DATA EXCERPT:
════════
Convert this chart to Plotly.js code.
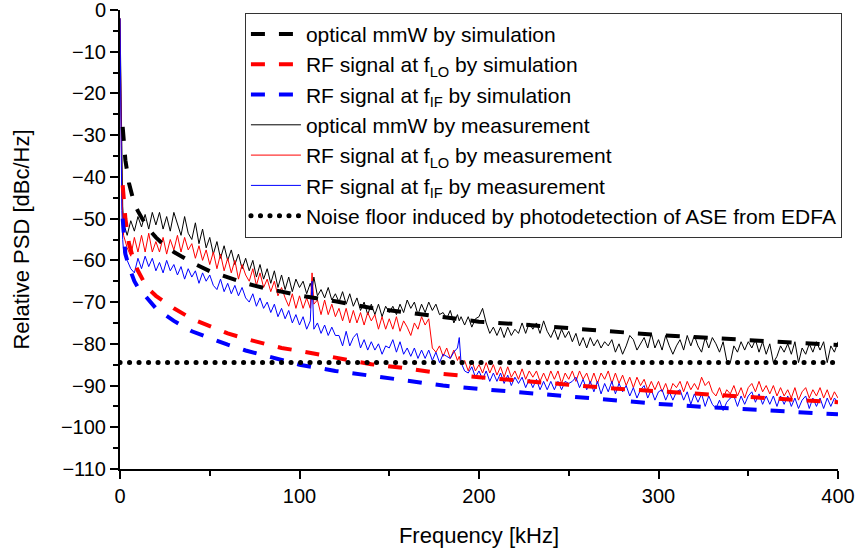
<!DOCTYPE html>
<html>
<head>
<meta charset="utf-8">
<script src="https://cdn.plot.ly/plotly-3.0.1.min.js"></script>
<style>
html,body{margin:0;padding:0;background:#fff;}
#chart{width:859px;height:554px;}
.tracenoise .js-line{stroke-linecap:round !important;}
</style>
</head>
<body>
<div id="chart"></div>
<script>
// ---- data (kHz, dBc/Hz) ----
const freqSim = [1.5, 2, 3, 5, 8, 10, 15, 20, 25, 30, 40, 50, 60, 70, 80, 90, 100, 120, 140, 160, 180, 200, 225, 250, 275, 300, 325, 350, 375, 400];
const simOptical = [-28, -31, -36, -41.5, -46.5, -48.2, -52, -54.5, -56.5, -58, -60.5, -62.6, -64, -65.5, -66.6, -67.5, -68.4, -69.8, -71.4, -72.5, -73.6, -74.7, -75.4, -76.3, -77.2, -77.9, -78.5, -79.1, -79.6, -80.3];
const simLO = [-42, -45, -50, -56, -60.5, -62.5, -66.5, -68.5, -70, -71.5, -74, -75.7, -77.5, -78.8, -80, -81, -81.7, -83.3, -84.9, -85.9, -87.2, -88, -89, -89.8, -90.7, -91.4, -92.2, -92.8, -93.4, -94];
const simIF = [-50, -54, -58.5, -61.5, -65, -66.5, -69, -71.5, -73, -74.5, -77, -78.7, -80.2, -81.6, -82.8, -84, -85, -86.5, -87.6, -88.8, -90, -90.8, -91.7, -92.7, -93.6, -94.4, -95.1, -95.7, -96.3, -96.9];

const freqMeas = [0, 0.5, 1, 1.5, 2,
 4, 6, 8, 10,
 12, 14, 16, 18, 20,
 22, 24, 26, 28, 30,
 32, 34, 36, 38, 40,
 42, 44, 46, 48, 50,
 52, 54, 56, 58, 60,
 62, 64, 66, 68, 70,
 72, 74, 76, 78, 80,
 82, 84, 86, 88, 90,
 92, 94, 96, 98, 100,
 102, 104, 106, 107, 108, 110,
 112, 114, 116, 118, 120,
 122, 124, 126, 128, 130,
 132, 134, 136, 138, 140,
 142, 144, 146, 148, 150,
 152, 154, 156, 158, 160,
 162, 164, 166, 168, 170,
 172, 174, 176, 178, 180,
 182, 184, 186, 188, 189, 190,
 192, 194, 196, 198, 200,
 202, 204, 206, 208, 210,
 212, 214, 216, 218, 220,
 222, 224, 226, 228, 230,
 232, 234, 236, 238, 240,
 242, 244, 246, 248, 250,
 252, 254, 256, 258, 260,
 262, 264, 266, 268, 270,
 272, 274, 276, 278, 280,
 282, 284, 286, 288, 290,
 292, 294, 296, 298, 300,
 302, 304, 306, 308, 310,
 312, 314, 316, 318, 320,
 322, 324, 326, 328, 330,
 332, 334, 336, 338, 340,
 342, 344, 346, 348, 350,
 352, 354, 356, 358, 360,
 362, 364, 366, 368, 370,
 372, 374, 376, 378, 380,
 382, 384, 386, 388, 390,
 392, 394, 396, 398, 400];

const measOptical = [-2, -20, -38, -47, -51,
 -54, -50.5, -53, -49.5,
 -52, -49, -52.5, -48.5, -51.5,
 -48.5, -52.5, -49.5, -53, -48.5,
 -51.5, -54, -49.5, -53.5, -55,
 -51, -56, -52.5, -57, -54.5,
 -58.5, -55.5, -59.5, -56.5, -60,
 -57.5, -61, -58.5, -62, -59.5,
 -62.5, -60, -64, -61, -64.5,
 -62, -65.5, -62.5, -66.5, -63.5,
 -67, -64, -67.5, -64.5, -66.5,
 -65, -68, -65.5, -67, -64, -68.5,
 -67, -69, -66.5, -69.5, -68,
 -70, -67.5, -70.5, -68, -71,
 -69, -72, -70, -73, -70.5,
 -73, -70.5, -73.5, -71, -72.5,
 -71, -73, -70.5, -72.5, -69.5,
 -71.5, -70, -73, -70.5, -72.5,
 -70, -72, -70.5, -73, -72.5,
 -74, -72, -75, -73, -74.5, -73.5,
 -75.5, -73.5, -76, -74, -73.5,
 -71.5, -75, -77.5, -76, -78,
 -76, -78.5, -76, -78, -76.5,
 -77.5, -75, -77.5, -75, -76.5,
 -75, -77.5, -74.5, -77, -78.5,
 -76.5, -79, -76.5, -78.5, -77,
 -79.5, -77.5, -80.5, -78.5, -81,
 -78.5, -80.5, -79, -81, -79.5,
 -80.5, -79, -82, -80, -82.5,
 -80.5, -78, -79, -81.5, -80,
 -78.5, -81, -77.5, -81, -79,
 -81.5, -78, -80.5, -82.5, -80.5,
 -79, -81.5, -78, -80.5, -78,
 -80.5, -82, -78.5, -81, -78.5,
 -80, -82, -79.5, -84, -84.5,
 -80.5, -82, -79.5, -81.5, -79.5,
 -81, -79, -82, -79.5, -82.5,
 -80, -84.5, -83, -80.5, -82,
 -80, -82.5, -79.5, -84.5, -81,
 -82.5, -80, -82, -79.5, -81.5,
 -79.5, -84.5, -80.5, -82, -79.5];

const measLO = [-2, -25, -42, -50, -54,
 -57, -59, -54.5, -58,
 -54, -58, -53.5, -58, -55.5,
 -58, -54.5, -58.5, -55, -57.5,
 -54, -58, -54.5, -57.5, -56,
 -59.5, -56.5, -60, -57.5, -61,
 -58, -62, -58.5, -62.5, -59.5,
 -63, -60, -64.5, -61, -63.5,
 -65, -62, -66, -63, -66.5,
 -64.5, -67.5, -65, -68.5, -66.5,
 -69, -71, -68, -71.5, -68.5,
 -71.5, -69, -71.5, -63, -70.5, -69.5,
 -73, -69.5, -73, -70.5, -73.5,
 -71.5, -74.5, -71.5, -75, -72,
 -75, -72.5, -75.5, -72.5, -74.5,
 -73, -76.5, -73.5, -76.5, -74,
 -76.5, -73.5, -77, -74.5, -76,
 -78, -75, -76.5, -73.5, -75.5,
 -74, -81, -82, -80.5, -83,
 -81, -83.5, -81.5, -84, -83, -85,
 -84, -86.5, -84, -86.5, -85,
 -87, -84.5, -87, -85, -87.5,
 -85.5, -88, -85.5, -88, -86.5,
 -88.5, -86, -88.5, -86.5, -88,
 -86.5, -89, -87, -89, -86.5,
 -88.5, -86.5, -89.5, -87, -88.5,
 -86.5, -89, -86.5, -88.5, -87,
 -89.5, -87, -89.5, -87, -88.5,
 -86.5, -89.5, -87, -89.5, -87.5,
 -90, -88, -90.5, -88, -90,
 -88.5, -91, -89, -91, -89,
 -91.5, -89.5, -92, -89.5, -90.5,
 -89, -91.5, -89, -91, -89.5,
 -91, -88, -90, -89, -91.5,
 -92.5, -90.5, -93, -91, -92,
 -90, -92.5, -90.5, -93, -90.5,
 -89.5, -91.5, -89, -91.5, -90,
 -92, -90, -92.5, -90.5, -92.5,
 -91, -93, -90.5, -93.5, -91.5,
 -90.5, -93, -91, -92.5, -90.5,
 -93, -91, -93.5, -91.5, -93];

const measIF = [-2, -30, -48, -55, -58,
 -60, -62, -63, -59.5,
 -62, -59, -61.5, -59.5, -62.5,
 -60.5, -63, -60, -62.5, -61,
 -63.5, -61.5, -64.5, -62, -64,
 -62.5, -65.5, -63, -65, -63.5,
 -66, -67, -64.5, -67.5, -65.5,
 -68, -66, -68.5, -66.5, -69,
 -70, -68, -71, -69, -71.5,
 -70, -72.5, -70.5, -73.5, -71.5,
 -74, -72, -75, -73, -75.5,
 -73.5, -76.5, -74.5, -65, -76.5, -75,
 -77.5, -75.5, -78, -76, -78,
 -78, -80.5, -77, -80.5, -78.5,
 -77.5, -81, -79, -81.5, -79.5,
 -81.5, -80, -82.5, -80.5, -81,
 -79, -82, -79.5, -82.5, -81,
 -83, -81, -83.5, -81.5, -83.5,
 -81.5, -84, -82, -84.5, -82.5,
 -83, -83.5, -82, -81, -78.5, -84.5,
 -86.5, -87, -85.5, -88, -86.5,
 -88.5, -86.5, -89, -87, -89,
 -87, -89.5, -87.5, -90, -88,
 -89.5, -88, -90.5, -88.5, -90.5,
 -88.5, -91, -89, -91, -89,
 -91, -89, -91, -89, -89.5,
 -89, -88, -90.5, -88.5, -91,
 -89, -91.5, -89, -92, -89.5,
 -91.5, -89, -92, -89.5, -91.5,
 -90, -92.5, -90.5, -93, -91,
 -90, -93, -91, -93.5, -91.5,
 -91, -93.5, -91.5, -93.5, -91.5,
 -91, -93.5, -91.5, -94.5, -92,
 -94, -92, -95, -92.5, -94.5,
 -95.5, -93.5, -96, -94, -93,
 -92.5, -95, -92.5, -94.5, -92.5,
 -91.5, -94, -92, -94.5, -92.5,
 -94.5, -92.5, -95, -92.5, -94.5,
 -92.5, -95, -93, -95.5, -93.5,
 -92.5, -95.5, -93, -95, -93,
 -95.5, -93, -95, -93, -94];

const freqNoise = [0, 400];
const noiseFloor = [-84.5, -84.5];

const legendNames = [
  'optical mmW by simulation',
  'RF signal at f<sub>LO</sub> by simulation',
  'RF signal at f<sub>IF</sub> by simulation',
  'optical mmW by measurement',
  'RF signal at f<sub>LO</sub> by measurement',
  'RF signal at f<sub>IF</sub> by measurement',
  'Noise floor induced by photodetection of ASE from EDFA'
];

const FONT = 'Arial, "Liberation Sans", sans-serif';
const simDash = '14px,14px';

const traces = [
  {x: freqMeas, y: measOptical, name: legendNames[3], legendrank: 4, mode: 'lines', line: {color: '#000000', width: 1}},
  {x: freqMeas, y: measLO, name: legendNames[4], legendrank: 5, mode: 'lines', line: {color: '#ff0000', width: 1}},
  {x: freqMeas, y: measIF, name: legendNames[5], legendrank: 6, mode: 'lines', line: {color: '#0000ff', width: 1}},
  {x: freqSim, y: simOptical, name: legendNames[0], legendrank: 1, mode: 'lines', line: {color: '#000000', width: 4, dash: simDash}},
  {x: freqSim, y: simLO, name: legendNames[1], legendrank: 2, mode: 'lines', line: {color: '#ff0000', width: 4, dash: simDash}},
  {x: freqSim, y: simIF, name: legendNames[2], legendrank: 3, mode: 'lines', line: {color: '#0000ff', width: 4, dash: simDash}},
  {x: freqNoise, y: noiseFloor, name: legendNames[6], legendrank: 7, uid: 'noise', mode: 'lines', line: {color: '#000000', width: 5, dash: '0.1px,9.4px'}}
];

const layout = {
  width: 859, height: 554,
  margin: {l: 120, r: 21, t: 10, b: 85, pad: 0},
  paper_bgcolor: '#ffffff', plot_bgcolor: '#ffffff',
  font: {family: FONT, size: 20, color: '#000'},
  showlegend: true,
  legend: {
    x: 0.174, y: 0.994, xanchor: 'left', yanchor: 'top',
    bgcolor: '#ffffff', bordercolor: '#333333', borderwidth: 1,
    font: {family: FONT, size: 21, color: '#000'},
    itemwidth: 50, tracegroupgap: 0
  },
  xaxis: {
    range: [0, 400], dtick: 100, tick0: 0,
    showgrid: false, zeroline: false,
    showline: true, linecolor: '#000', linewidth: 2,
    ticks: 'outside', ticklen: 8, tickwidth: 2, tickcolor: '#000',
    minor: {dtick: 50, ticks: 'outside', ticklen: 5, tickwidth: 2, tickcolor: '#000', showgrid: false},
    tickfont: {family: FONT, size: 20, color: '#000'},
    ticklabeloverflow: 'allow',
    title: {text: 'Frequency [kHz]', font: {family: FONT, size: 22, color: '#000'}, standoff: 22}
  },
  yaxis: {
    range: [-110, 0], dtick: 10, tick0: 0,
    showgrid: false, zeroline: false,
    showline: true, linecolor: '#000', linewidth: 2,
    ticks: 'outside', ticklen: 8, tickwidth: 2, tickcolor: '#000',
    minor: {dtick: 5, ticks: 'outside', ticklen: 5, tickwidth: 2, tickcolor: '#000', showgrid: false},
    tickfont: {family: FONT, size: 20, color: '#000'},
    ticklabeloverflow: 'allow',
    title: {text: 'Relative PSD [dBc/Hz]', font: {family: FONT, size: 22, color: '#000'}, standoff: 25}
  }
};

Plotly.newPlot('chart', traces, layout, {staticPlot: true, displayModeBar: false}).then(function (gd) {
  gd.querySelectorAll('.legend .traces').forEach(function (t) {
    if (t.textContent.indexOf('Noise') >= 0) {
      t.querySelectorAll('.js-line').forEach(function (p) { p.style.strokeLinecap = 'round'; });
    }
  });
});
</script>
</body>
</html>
════════
PROBLEM TO WORK ON: Begin at the top of the material above and output each line exactly, stopping after the line that holds "-95.7, -96.3, -96.9];". Leave out pictures.

RESPONSE TO THIS EXERCISE:
Convert this chart to Plotly.js code.
<!DOCTYPE html>
<html>
<head>
<meta charset="utf-8">
<script src="https://cdn.plot.ly/plotly-3.0.1.min.js"></script>
<style>
html,body{margin:0;padding:0;background:#fff;}
#chart{width:859px;height:554px;}
.tracenoise .js-line{stroke-linecap:round !important;}
</style>
</head>
<body>
<div id="chart"></div>
<script>
// ---- data (kHz, dBc/Hz) ----
const freqSim = [1.5, 2, 3, 5, 8, 10, 15, 20, 25, 30, 40, 50, 60, 70, 80, 90, 100, 120, 140, 160, 180, 200, 225, 250, 275, 300, 325, 350, 375, 400];
const simOptical = [-28, -31, -36, -41.5, -46.5, -48.2, -52, -54.5, -56.5, -58, -60.5, -62.6, -64, -65.5, -66.6, -67.5, -68.4, -69.8, -71.4, -72.5, -73.6, -74.7, -75.4, -76.3, -77.2, -77.9, -78.5, -79.1, -79.6, -80.3];
const simLO = [-42, -45, -50, -56, -60.5, -62.5, -66.5, -68.5, -70, -71.5, -74, -75.7, -77.5, -78.8, -80, -81, -81.7, -83.3, -84.9, -85.9, -87.2, -88, -89, -89.8, -90.7, -91.4, -92.2, -92.8, -93.4, -94];
const simIF = [-50, -54, -58.5, -61.5, -65, -66.5, -69, -71.5, -73, -74.5, -77, -78.7, -80.2, -81.6, -82.8, -84, -85, -86.5, -87.6, -88.8, -90, -90.8, -91.7, -92.7, -93.6, -94.4, -95.1, -95.7, -96.3, -96.9];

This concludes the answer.